Rapidly solidified ribbons based on Al74Cu16Mg16 alloy were produced by Chill Block Melt Spinning (CBMS) method. In order to obtaine a crystalline structure the rapidly solidified ribbons were annealed in Ar atmosphere. The amorphous and nanocrystalline structure was confirmed by XRD and TEM analyzes. The effect of minority alloying elements Zn and Zr on the corrosion behavior of rapidly solidified Al74Cu16Mg16 alloy in amorphous and nanocrystalline analogues was studied. Gravimetric tests for general corrosion at 25 degrees C and at 50 degrees C in environment of 3.5% NaCl are carried out. At 25 degrees C the corrosion rate of amorphous alloys was found to be 1.5 to 4 times lower than the rate of their crystalline analogues. The effect of amorphous - nanocrystalline structure transformation on the corrosion rate at 50 degrees C is negative and most significant in the Zn-containing alloy. Electrochemical tests for general and local corrosion in 3.5% NaCl environment were performed and the galvanic mechanism of local corrosion in alloys was explained.

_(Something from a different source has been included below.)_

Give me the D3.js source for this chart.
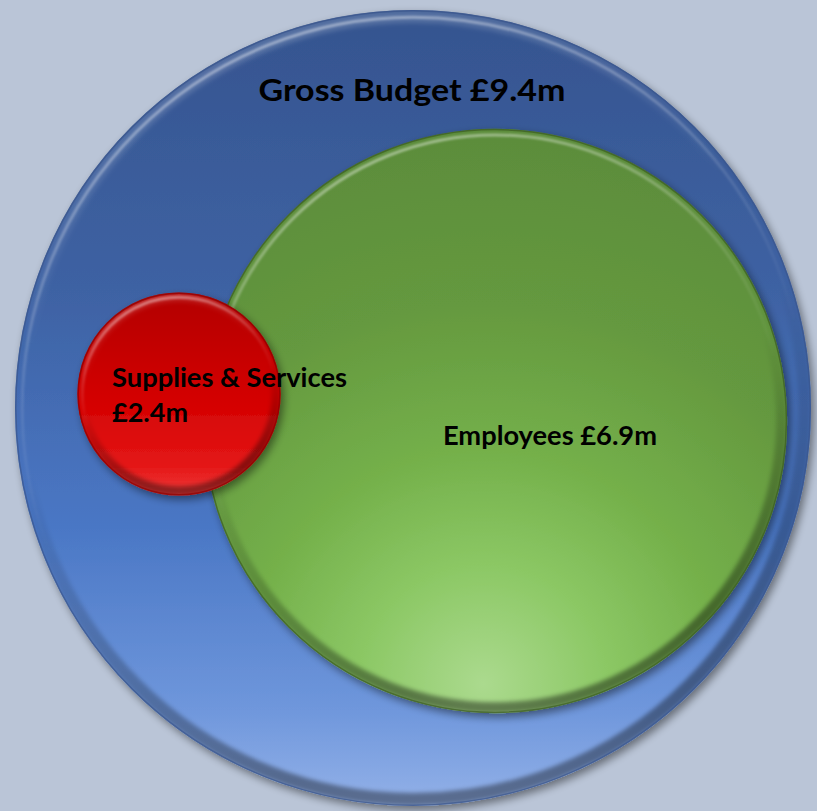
<!DOCTYPE html>
<html>
<head>
<meta charset="utf-8">
<script src="https://cdn.jsdelivr.net/npm/d3@7/dist/d3.min.js"></script>
<style>
  html, body { margin: 0; padding: 0; background: #bac5d7; }
  svg { display: block; }
  text { font-family: Lato, "Open Sans", "Noto Sans", sans-serif; font-weight: 700; fill: #000; }
</style>
</head>
<body>
<svg id="chart" width="817" height="811"></svg>
<script>
// Budget breakdown (£m)
const categories = ["Gross Budget", "Employees", "Supplies & Services"];
const values = [9.4, 6.9, 2.4];
const labelLines = [["Gross Budget £9.4m"], ["Employees £6.9m"], ["Supplies & Services", "£2.4m"]];

const svg = d3.select("#chart");

// radius is proportional to the amount
const rScale = d3.scaleLinear().domain([0, d3.max(values)]).range([0, 398]);

// bubble placement and look
const layout = [
  { cx: 413, cy: 408, key: "blue", grad: "linear",
    fill: [[0, "#35548f"], [0.35, "#3e62a3"], [0.65, "#4a77c5"], [0.88, "#6f97dc"], [1, "#93b1e8"]],
    ring: 13, dark: 0.38, light: 0.22, outline: "#3a568c",
    label: { x: 412, y: 101, size: 30, widths: [307], anchor: "middle" } },
  { cx: 495, cy: 421, key: "green", grad: "radial",
    fill: [[0, "#5a8a3a"], [0.35, "#65993f"], [0.6, "#74b04a"], [0.8, "#8cc865"], [1, "#abda8e"]],
    ring: 11, dark: 0.42, light: 0.0, outline: "#3b5a22",
    label: { x: 550, y: 444.5, size: 26, widths: [214], anchor: "middle" } },
  { cx: 179, cy: 394, key: "red", grad: "linear",
    fill: [[0, "#b20000"], [0.5, "#d20000"], [0.85, "#e41616"], [1, "#f03a3a"]],
    ring: 9, dark: 0.4, light: 0.18, outline: "#8a0000",
    label: { x: 112, y: 387.3, size: 26, widths: [235, 76], anchor: "start", lineGap: 34.5 } }
];

const defs = svg.append("defs");

// soft drop shadow
const shadow = defs.append("filter").attr("id", "shadow")
  .attr("x", "-10%").attr("y", "-10%").attr("width", "125%").attr("height", "125%");
shadow.append("feGaussianBlur").attr("in", "SourceAlpha").attr("stdDeviation", 4).attr("result", "b");
shadow.append("feOffset").attr("in", "b").attr("dx", 3).attr("dy", 4).attr("result", "o");
shadow.append("feComponentTransfer").attr("in", "o").attr("result", "s")
  .append("feFuncA").attr("type", "linear").attr("slope", 0.45);
const merge = shadow.append("feMerge");
merge.append("feMergeNode").attr("in", "s");
merge.append("feMergeNode").attr("in", "SourceGraphic");

const soft = defs.append("filter").attr("id", "soft")
  .attr("x", "-5%").attr("y", "-5%").attr("width", "110%").attr("height", "110%");
soft.append("feGaussianBlur").attr("stdDeviation", 2);

const soft1 = defs.append("filter").attr("id", "soft1")
  .attr("x", "-5%").attr("y", "-5%").attr("width", "110%").attr("height", "110%");
soft1.append("feGaussianBlur").attr("stdDeviation", 0.8);

const bubbles = layout.map((l, i) => Object.assign({}, l, {
  value: values[i], name: categories[i], lines: labelLines[i], r: rScale(values[i])
}));

bubbles.forEach(b => {
  // body gradient, lighter towards the bottom
  let g;
  if (b.grad === "linear") {
    g = defs.append("linearGradient").attr("id", "fill-" + b.key)
      .attr("x1", 0).attr("y1", 0).attr("x2", 0).attr("y2", 1);
    b.fill.forEach(([o, c]) => g.append("stop").attr("offset", o * 100 + "%").attr("stop-color", c));
  } else {
    g = defs.append("radialGradient").attr("id", "fill-" + b.key)
      .attr("cx", "48%").attr("cy", "100%").attr("r", "105%")
      .attr("fx", "48%").attr("fy", "95%");
    b.fill.slice().reverse().forEach(([o, c]) =>
      g.append("stop").attr("offset", (1 - o) * 100 + "%").attr("stop-color", c));
  }

  // bevel: light top rim, dark bottom rim
  const bv = defs.append("linearGradient").attr("id", "bevel-" + b.key)
    .attr("x1", 0).attr("y1", 0).attr("x2", 0.25).attr("y2", 1);
  bv.append("stop").attr("offset", "0%").attr("stop-color", "#fff").attr("stop-opacity", b.light);
  bv.append("stop").attr("offset", "40%").attr("stop-color", "#fff").attr("stop-opacity", 0);
  bv.append("stop").attr("offset", "55%").attr("stop-color", "#000").attr("stop-opacity", 0);
  bv.append("stop").attr("offset", "100%").attr("stop-color", "#000").attr("stop-opacity", b.dark);

  // thin highlight line just inside the top edge
  const hl = defs.append("linearGradient").attr("id", "hl-" + b.key)
    .attr("x1", 0.3).attr("y1", 0).attr("x2", 0.6).attr("y2", 1);
  hl.append("stop").attr("offset", "0%").attr("stop-color", "#fff").attr("stop-opacity", 0.45);
  hl.append("stop").attr("offset", "35%").attr("stop-color", "#fff").attr("stop-opacity", 0.12);
  hl.append("stop").attr("offset", "55%").attr("stop-color", "#fff").attr("stop-opacity", 0);

  defs.append("clipPath").attr("id", "clip-" + b.key)
    .append("circle").attr("cx", b.cx).attr("cy", b.cy).attr("r", b.r);
});

const gBubbles = svg.selectAll("g.bubble").data(bubbles).join("g")
  .attr("class", "bubble");

gBubbles.each(function (b) {
  const g = d3.select(this);
  g.append("circle")
    .attr("cx", b.cx).attr("cy", b.cy).attr("r", b.r)
    .attr("fill", `url(#fill-${b.key})`)
    .attr("filter", "url(#shadow)");
  const inner = g.append("g").attr("clip-path", `url(#clip-${b.key})`);
  inner.append("circle")
    .attr("cx", b.cx).attr("cy", b.cy).attr("r", b.r - b.ring / 2)
    .attr("fill", "none")
    .attr("stroke", `url(#bevel-${b.key})`)
    .attr("stroke-width", b.ring)
    .attr("filter", "url(#soft)");
  inner.append("circle")
    .attr("cx", b.cx).attr("cy", b.cy).attr("r", b.r - b.ring * 0.55)
    .attr("fill", "none")
    .attr("stroke", `url(#hl-${b.key})`)
    .attr("stroke-width", 3)
    .attr("filter", "url(#soft1)");
  g.append("circle")
    .attr("cx", b.cx).attr("cy", b.cy).attr("r", b.r - 0.75)
    .attr("fill", "none")
    .attr("stroke", b.outline)
    .attr("stroke-opacity", 0.7)
    .attr("stroke-width", 1.5);
});

// labels drawn on top of every bubble
svg.selectAll("text.label").data(bubbles).join("text")
  .attr("class", "label")
  .attr("text-anchor", d => d.label.anchor)
  .attr("font-size", d => d.label.size)
  .each(function (d) {
    const t = d3.select(this);
    d.lines.forEach((line, k) => {
      t.append("tspan")
        .attr("x", d.label.x)
        .attr("y", d.label.y + k * (d.label.lineGap || 0))
        .attr("textLength", d.label.widths[k])
        .attr("lengthAdjust", "spacingAndGlyphs")
        .text(line);
    });
  });
</script>
</body>
</html>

The main reason for the registered enhanced local corrosion in the crystalline alloys is the chemical and structural inhomogeneity due to the presence of the active intermetallic phases Al2CuMg, Al-2(Cu,Zn), Al3Zr4 in the aluminum matrix. The influence of the surface irregularity, of the structure of the layer of corrosion products deposited on the metal surface and of the annealing for the transformation of the amorphous structure on the corrosion behavior of the alloys are discussed.